The country's foreign- and domestic-currency long-term issuer ratings and foreign-currency senior unsecured debt ratings were cut to Ca from Caa3 and changed the outlook to stable from negative, the rating agency said on Saturday.

A Ca rating is non-investment grade which means the country and companies in it will find it more difficult to access capital markets and raise funding.

The downgrade of the ratings “is driven by the effects of the war with Russia that are likely to pose long-lasting challenges to Ukraine's economy and public finances,” Moody’s said.

“These challenges increase risks to government debt sustainability, making a debt restructuring with significant losses for private-sector creditors very likely.”

The stable outlook reflects balanced risks at the Ca rating level, which is consistent with a recovery in the event of default typically in the order of 35 to 65 per cent.

A cessation of the military conflict leading to a significant resumption of economic activity over the near term might result in lower losses in case of a restructuring, while in case of a further escalation of the military conflict, the losses for private sector investors could be larger than implied by a Ca rating, it added.

Ukraine's economy has been ravaged since it was invaded by Russia in February.
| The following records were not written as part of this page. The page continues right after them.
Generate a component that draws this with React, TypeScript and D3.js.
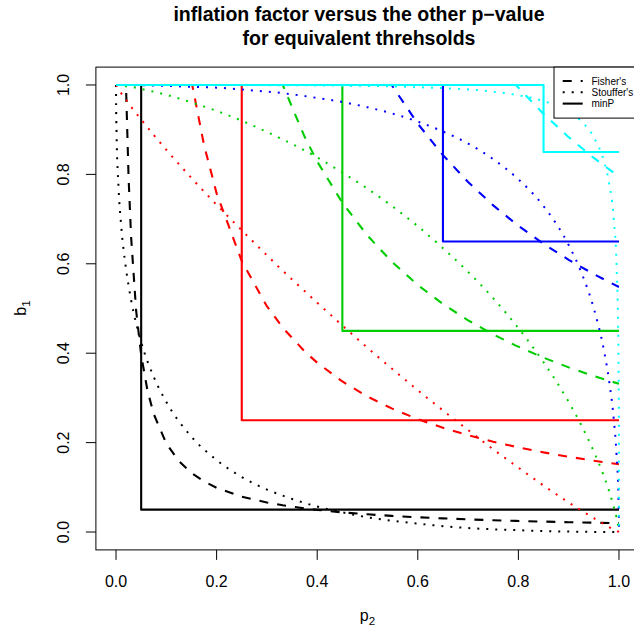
import React from "react";
import * as d3 from "d3";

const WIDTH = 634;
const HEIGHT = 632;

// thresholds for the minP test and the colours used for each one
const ALPHAS = [0.05, 0.25, 0.45, 0.65, 0.85];
const COLORS = ["#000000", "#FF0000", "#00CD00", "#0000FF", "#00FFFF"];

// p2 grid for the Stouffer curves
const P2 = [0, 0.0001, 0.001, 0.005, 0.01, 0.02, 0.03, 0.05, 0.075, 0.1, 0.15, 0.2, 0.25, 0.3, 0.33, 0.35, 0.4, 0.45, 0.5, 0.55, 0.6, 0.65, 0.7, 0.75, 0.8, 0.85, 0.9, 0.925, 0.95, 0.97, 0.98, 0.99, 0.995, 0.999, 0.9999, 1];

const STOUFFER_BLACK = [1, 0.970, 0.896, 0.771, 0.689, 0.588, 0.519, 0.425, 0.347, 0.291, 0.213, 0.161, 0.123, 0.095, 0.082, 0.074, 0.057, 0.044, 0.033, 0.025, 0.019, 0.013, 0.009, 0.006, 0.004, 0.002, 0.001, 0.0005, 0.0003, 0.0001, 0.0001, 0, 0, 0, 0, 0];
const STOUFFER_RED = [1, 1, 0.998, 0.991, 0.982, 0.967, 0.951, 0.923, 0.888, 0.855, 0.792, 0.732, 0.675, 0.619, 0.586, 0.565, 0.513, 0.462, 0.412, 0.364, 0.317, 0.272, 0.228, 0.185, 0.144, 0.104, 0.066, 0.048, 0.031, 0.018, 0.011, 0.005, 0.003, 0.0005, 0.0001, 0];
const STOUFFER_GREEN = [1, 1, 1, 0.9995, 0.999, 0.997, 0.996, 0.991, 0.985, 0.978, 0.961, 0.942, 0.92, 0.895, 0.879, 0.868, 0.838, 0.804, 0.768, 0.728, 0.684, 0.635, 0.582, 0.523, 0.456, 0.38, 0.291, 0.239, 0.18, 0.125, 0.093, 0.055, 0.033, 0.009, 0.001, 0];
const STOUFFER_BLUE = [1, 1, 1, 1, 1, 0.9999, 0.9998, 0.9995, 0.999, 0.998, 0.996, 0.994, 0.99, 0.985, 0.982, 0.979, 0.971, 0.962, 0.95, 0.936, 0.918, 0.896, 0.869, 0.834, 0.789, 0.729, 0.642, 0.581, 0.5, 0.407, 0.341, 0.248, 0.176, 0.074, 0.019, 0];
const STOUFFER_CYAN = [1, 1, 1, 1, 1, 1, 1, 1, 1, 1, 1, 1, 1, 0.9996, 0.9995, 0.9994, 0.999, 0.9985, 0.998, 0.9966, 0.995, 0.993, 0.99, 0.985, 0.977, 0.964, 0.94, 0.919, 0.883, 0.83, 0.783, 0.695, 0.603, 0.4, 0.189, 0];

// p2 grid for the Fisher curves
const FISHER_P2 = [0, 0.0198, 0.025, 0.03, 0.04, 0.05, 0.0625, 0.075, 0.1, 0.125, 0.1515, 0.175, 0.2, 0.25, 0.3, 0.3315, 0.375, 0.4, 0.45, 0.5, 0.548, 0.6, 0.65, 0.7, 0.75, 0.795, 0.85, 0.9, 0.95, 1];

const FISHER_BLACK = [1, 1, 0.792, 0.66, 0.495, 0.396, 0.3168, 0.264, 0.198, 0.1584, 0.1307, 0.1131, 0.099, 0.0792, 0.066, 0.0597, 0.0528, 0.0495, 0.044, 0.0396, 0.0361, 0.033, 0.0305, 0.0283, 0.0264, 0.0249, 0.0233, 0.022, 0.0208, 0.0198];
const FISHER_RED = [1, 1, 1, 1, 1, 1, 1, 1, 1, 1, 1, 0.8657, 0.7575, 0.606, 0.505, 0.457, 0.404, 0.3788, 0.3367, 0.303, 0.2765, 0.2525, 0.2331, 0.2164, 0.202, 0.1906, 0.1782, 0.1683, 0.1595, 0.1515];
const FISHER_GREEN = [1, 1, 1, 1, 1, 1, 1, 1, 1, 1, 1, 1, 1, 1, 1, 1, 0.884, 0.8288, 0.7367, 0.663, 0.6049, 0.5525, 0.51, 0.4736, 0.442, 0.417, 0.39, 0.3683, 0.3489, 0.3315];
const FISHER_BLUE = [1, 1, 1, 1, 1, 1, 1, 1, 1, 1, 1, 1, 1, 1, 1, 1, 1, 1, 1, 1, 1, 0.9133, 0.8431, 0.7829, 0.7307, 0.6893, 0.6447, 0.6089, 0.5768, 0.548];
const FISHER_CYAN = [1, 1, 1, 1, 1, 1, 1, 1, 1, 1, 1, 1, 1, 1, 1, 1, 1, 1, 1, 1, 1, 1, 1, 1, 1, 1, 0.9353, 0.8833, 0.8368, 0.795];

const STOUFFER = [STOUFFER_BLACK, STOUFFER_RED, STOUFFER_GREEN, STOUFFER_BLUE, STOUFFER_CYAN];
const FISHER = [FISHER_BLACK, FISHER_RED, FISHER_GREEN, FISHER_BLUE, FISHER_CYAN];

const TICKS = [0, 0.2, 0.4, 0.6, 0.8, 1.0];
const LEGEND = ["Fisher's", "Stouffer's", "minP"];

const FONT = "'Liberation Sans', Arial, Helvetica, sans-serif";
const LWD = 2.1;
const DASH = "9,9";
const DOT = "2,7";

// plot region (R pads the data range by 4% each side)
const PLOT = { left: 95.9, right: 639.1, top: 67.1, bottom: 549.9 };

const x = d3.scaleLinear().domain([-0.04, 1.04]).range([PLOT.left, PLOT.right]);
const y = d3.scaleLinear().domain([-0.04, 1.04]).range([PLOT.bottom, PLOT.top]);

const smooth = d3.line<[number, number]>().x(d => x(d[0])).y(d => y(d[1])).curve(d3.curveMonotoneX);
const straight = d3.line<[number, number]>().x(d => x(d[0])).y(d => y(d[1]));

export default function App() {
  const legendTypes = [DASH, DOT, null];

  return (
    <svg width={WIDTH} height={HEIGHT} style={{ position: "absolute", left: 0, top: 0, background: "#fff" }} fontFamily={FONT}>
      <defs>
        <clipPath id="plotclip">
          <rect x={PLOT.left} y={PLOT.top} width={PLOT.right - PLOT.left} height={PLOT.bottom - PLOT.top} />
        </clipPath>
      </defs>

      <text x={359} y={20.5} textAnchor="middle" fontSize={19.5} fontWeight="bold">inflation factor versus the other p−value</text>
      <text x={359} y={44.5} textAnchor="middle" fontSize={19.5} fontWeight="bold">for equivalent threhsolds</text>

      <g clipPath="url(#plotclip)">
        {ALPHAS.map((a, i) => {
          const fisherPts = FISHER_P2.map((p, j) => [p, FISHER[i][j]] as [number, number]);
          const stoufferPts = P2.map((p, j) => [p, STOUFFER[i][j]] as [number, number]);
          const minPts: [number, number][] = [[0, 1], [a, 1], [a, a], [1, a]];
          return (
            <g key={a} fill="none" stroke={COLORS[i]} strokeWidth={LWD}>
              <path d={straight(fisherPts) || ""} strokeDasharray={DASH} />
              <path d={smooth(stoufferPts) || ""} strokeDasharray={DOT} strokeWidth={2} />
              <path d={straight(minPts) || ""} strokeLinejoin="round" />
            </g>
          );
        })}
      </g>

      <rect x={PLOT.left} y={PLOT.top} width={PLOT.right - PLOT.left} height={PLOT.bottom - PLOT.top} fill="none" stroke="#000" strokeWidth={1} />

      {/* x axis */}
      {TICKS.map(t => (
        <g key={"x" + t}>
          <line x1={x(t)} x2={x(t)} y1={PLOT.bottom} y2={PLOT.bottom + 10} stroke="#000" />
          <text x={x(t)} y={587} textAnchor="middle" fontSize={16}>{t.toFixed(1)}</text>
        </g>
      ))}
      <text x={x(0.5)} y={621} textAnchor="middle" fontSize={16}>
        p<tspan fontSize={11.5} dy={4}>2</tspan>
      </text>

      {/* y axis */}
      {TICKS.map(t => (
        <g key={"y" + t}>
          <line x1={PLOT.left - 10} x2={PLOT.left} y1={y(t)} y2={y(t)} stroke="#000" />
          <text transform={`translate(${69},${y(t)}) rotate(-90)`} textAnchor="middle" fontSize={16}>{t.toFixed(1)}</text>
        </g>
      ))}
      <text transform={`translate(${26},${308}) rotate(-90)`} textAnchor="middle" fontSize={16}>
        b<tspan fontSize={11.5} dy={4}>1</tspan>
      </text>

      {/* legend */}
      <rect x={554} y={PLOT.top} width={90} height={51} fill="#fff" stroke="#000" strokeWidth={1} />
      {LEGEND.map((label, i) => {
        const ly = 81 + i * 11.3;
        return (
          <g key={label}>
            <line x1={562.7} x2={582.7} y1={ly} y2={ly} stroke="#000" strokeWidth={i === 1 ? 2 : LWD} strokeDasharray={legendTypes[i] || undefined} />
            <text x={591.5} y={ly + 3.5} fontSize={10}>{label}</text>
          </g>
        );
      })}
    </svg>
  );
}
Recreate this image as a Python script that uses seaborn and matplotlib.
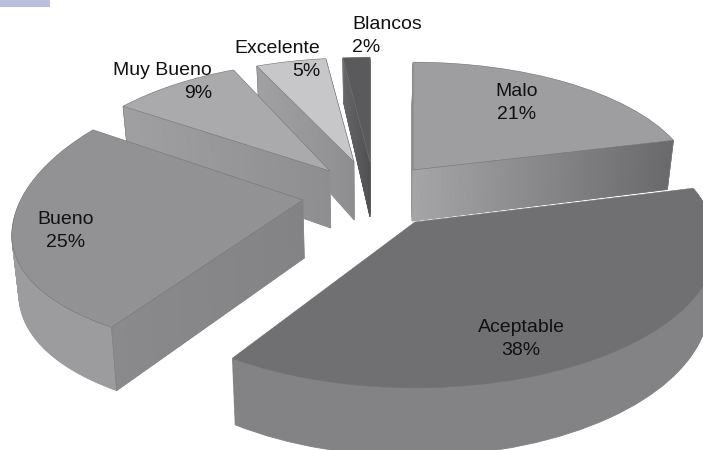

According to the Kyiv School of Economics, the estimated damage to infrastructure stood at $138 billion as of December 2022, equivalent to 70 per cent of 2021 GDP.

Moody's estimates that real GDP contracted by around 30 per cent in 2022 amid very large costs in terms of human losses and population displacement as well as the significant damage to the country's economy.

“While the private sector has shown some degree of resilience and gradually adapted to the challenging circumstances, and significant financial support from donors is being provided for repairs and reconstruction, the war will cause long-lasting damage to the productive capacity of key economic sectors, particularly as a result of the recent intensification of the military attacks targeting critical infrastructure,” Moody’s said.

The government deficit excluding grants is estimated to have reached almost 30 per cent of GDP in 2022 but the provision of significant external support led to an estimated smaller figure of 17 per cent of GDP, the agency said.

The budget will remain under significant pressure in 2023 due to large defence and social spending.

The current account posted a surplus of 5.7 per cent of GDP in 2022 as the surplus in the income balances due to external grants more than offset the large trade deficit, it said.

In 2023, Moody's expects the current account balance to move into a small deficit, mainly driven by a widening trade deficit reflecting reduced export capacity and sustained imports, in particular of food, fuel, and materials for repairs.

Moody's projects very large financing needs of around 20 per cent of GDP in 2023, which are expected to be mainly covered through external donor support and the remaining by issuances on the domestic market.

According to the International Monetary Fund, Ukraine could receive as much as $40 billion in official financial support in 2023 under a baseline scenario of war prolonging, mostly coming from the US and the European Union.

In October, the IMF has approved the release of $1.3 billion in emergency funding for Ukraine, to help the war-stricken country meet its "urgent" economic requirements.

Moody’s also said Ukraine's government debt burden is rapidly rising with risks to the debt trajectory tilted to the upside. It estimates that debt-to-GDP increased by almost 35 percentage points to 82 per cent of GDP at end-2022 and projects it will exceed 90 per cent of GDP at the end of 2023.

“While the debt trajectory is subject to a significant degree of uncertainty depending on the evolution of the military conflict, it also faces risks from further exchange rate depreciation given the large share of the foreign currency-denominated debt.”